----- SOURCE EXCERPT
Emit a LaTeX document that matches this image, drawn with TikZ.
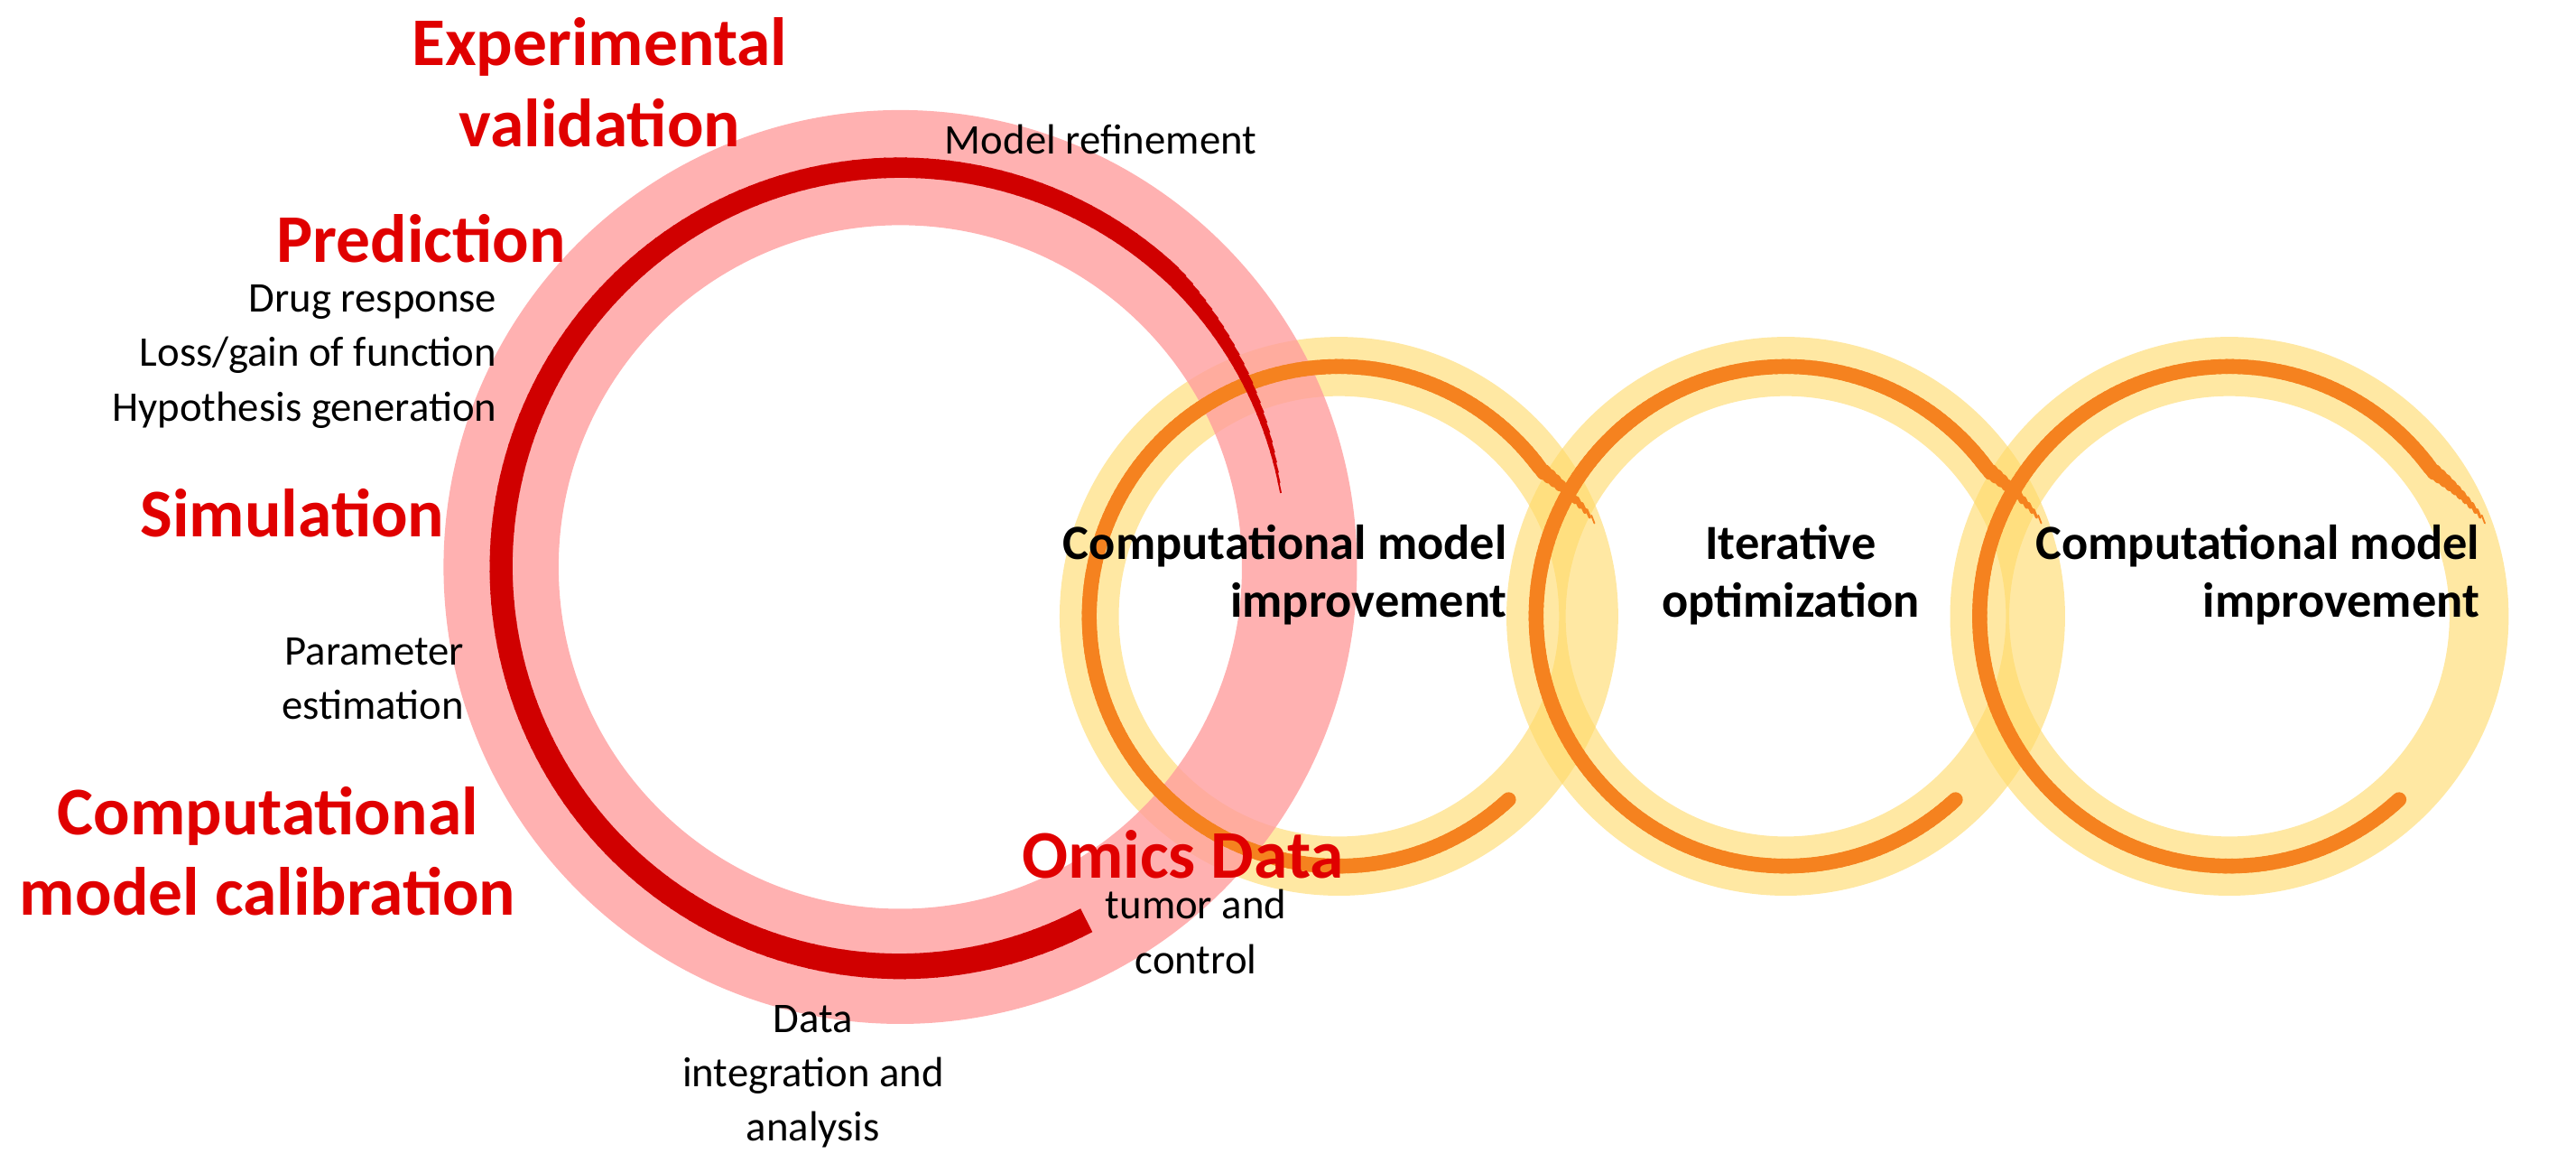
\documentclass[tikz,border=0pt]{standalone}
\usepackage{fontspec}
\setmainfont{Carlito}
\begin{document}
\begin{tikzpicture}[x=0.01cm,y=-0.01cm,
  hdr/.style={text=redT,font=\fontsize{11.8}{14}\selectfont\bfseries,align=center,inner sep=0},
  sm/.style={font=\fontsize{7.3}{9.4}\selectfont,inner sep=0},
  bl/.style={font=\fontsize{8.5}{10}\selectfont\bfseries,inner sep=0}]
\definecolor{redT}{HTML}{E00000}
\definecolor{darkred}{HTML}{D00000}
\definecolor{pinkR}{HTML}{FF9E9E}
\definecolor{yel}{HTML}{FFD966}
\definecolor{orng}{HTML}{F5821F}
\useasboundingbox (0,0) rectangle (1568,707.6);
% yellow rings
\foreach \cx in {815,1087,1357}{
  \draw[yel,opacity=0.6,line width=0.36cm] (\cx,375) circle (152);
}
% pink ring
\draw[pinkR,opacity=0.8,line width=0.70cm] (548,345) circle (243);
% orange arcs
\foreach \cx in {815,1087,1357}{
  \foreach \a in {20,21.5,...,312}{
    \pgfmathsetmacro{\w}{min(9,1+(\a-20)*0.5)}
    \pgfmathsetmacro{\r}{152+max(0,(35-\a))*0.9}
    \pgfmathsetmacro{\b}{\a+1.8}
    \draw[orng,line width=\w*0.01cm,line cap=round]
      ({\cx+\r*cos(\a)},{375-\r*sin(\a)}) -- ({\cx+\r*cos(\b)},{375-\r*sin(\b)});
  }
}
% red arc
\foreach \a in {11,12.5,...,297}{
  \pgfmathsetmacro{\w}{min(11,1+(\a-11)*0.28)+(\a-11)*5/288}
  \pgfmathsetmacro{\r}{236+min(7,(\a-11)*0.2)}
  \pgfmathsetmacro{\b}{\a+1.8}
  \draw[darkred,line width=\w*0.01cm]
    ({548+\r*cos(\a)},{345-\r*sin(\a)}) -- ({548+\r*cos(\b)},{345-\r*sin(\b)});
}
% texts
\node[hdr] (ev) at (365,50) {Experimental\\validation};
\node[hdr,anchor=east] (pr) at (345,145) {Prediction};
\node[sm,anchor=east,align=right] (dr) at (303,217) {Drug response\\Loss/gain of function\\Hypothesis generation};
\node[hdr] (si) at (178,312) {Simulation};
\node[sm,anchor=east,align=right] (pe) at (283,413) {Parameter\\estimation};
\node[hdr] (cc) at (163,518) {Computational\\model calibration};
\node[sm] (mr) at (670,85) {Model refinement};
\node[hdr] (om) at (720,520) {Omics Data};
\node[sm,align=center] (tc) at (728,567) {tumor and\\control};
\node[sm,align=center] (di) at (495,655) {Data\\integration and\\analysis};
\node[bl,anchor=east,align=right] (c1) at (918,350) {Computational model\\improvement};
\node[bl,align=center] (io) at (1090,350) {Iterative\\optimization};
\node[bl,anchor=east,align=right] (c2) at (1510,350) {Computational model\\improvement};
\end{tikzpicture}
\end{document}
----------
#### TASK DIRECTIONS
Leave out the pictures and output the rest of the material exactly as written.

#### ANSWER TO THE PROBLEM
Emit a LaTeX document that matches this image, drawn with TikZ.
\documentclass[tikz,border=0pt]{standalone}
\usepackage{fontspec}
\setmainfont{Carlito}
\begin{document}
\begin{tikzpicture}[x=0.01cm,y=-0.01cm,
  hdr/.style={text=redT,font=\fontsize{11.8}{14}\selectfont\bfseries,align=center,inner sep=0},
  sm/.style={font=\fontsize{7.3}{9.4}\selectfont,inner sep=0},
  bl/.style={font=\fontsize{8.5}{10}\selectfont\bfseries,inner sep=0}]
\definecolor{redT}{HTML}{E00000}
\definecolor{darkred}{HTML}{D00000}
\definecolor{pinkR}{HTML}{FF9E9E}
\definecolor{yel}{HTML}{FFD966}
\definecolor{orng}{HTML}{F5821F}
\useasboundingbox (0,0) rectangle (1568,707.6);
% yellow rings
\foreach \cx in {815,1087,1357}{
  \draw[yel,opacity=0.6,line width=0.36cm] (\cx,375) circle (152);
}
% pink ring
\draw[pinkR,opacity=0.8,line width=0.70cm] (548,345) circle (243);
% orange arcs
\foreach \cx in {815,1087,1357}{
  \foreach \a in {20,21.5,...,312}{
    \pgfmathsetmacro{\w}{min(9,1+(\a-20)*0.5)}
    \pgfmathsetmacro{\r}{152+max(0,(35-\a))*0.9}
    \pgfmathsetmacro{\b}{\a+1.8}
    \draw[orng,line width=\w*0.01cm,line cap=round]
      ({\cx+\r*cos(\a)},{375-\r*sin(\a)}) -- ({\cx+\r*cos(\b)},{375-\r*sin(\b)});
  }
}
% red arc
\foreach \a in {11,12.5,...,297}{
  \pgfmathsetmacro{\w}{min(11,1+(\a-11)*0.28)+(\a-11)*5/288}
  \pgfmathsetmacro{\r}{236+min(7,(\a-11)*0.2)}
  \pgfmathsetmacro{\b}{\a+1.8}
  \draw[darkred,line width=\w*0.01cm]
    ({548+\r*cos(\a)},{345-\r*sin(\a)}) -- ({548+\r*cos(\b)},{345-\r*sin(\b)});
}
% texts
\node[hdr] (ev) at (365,50) {Experimental\\validation};
\node[hdr,anchor=east] (pr) at (345,145) {Prediction};
\node[sm,anchor=east,align=right] (dr) at (303,217) {Drug response\\Loss/gain of function\\Hypothesis generation};
\node[hdr] (si) at (178,312) {Simulation};
\node[sm,anchor=east,align=right] (pe) at (283,413) {Parameter\\estimation};
\node[hdr] (cc) at (163,518) {Computational\\model calibration};
\node[sm] (mr) at (670,85) {Model refinement};
\node[hdr] (om) at (720,520) {Omics Data};
\node[sm,align=center] (tc) at (728,567) {tumor and\\control};
\node[sm,align=center] (di) at (495,655) {Data\\integration and\\analysis};
\node[bl,anchor=east,align=right] (c1) at (918,350) {Computational model\\improvement};
\node[bl,align=center] (io) at (1090,350) {Iterative\\optimization};
\node[bl,anchor=east,align=right] (c2) at (1510,350) {Computational model\\improvement};
\end{tikzpicture}
\end{document}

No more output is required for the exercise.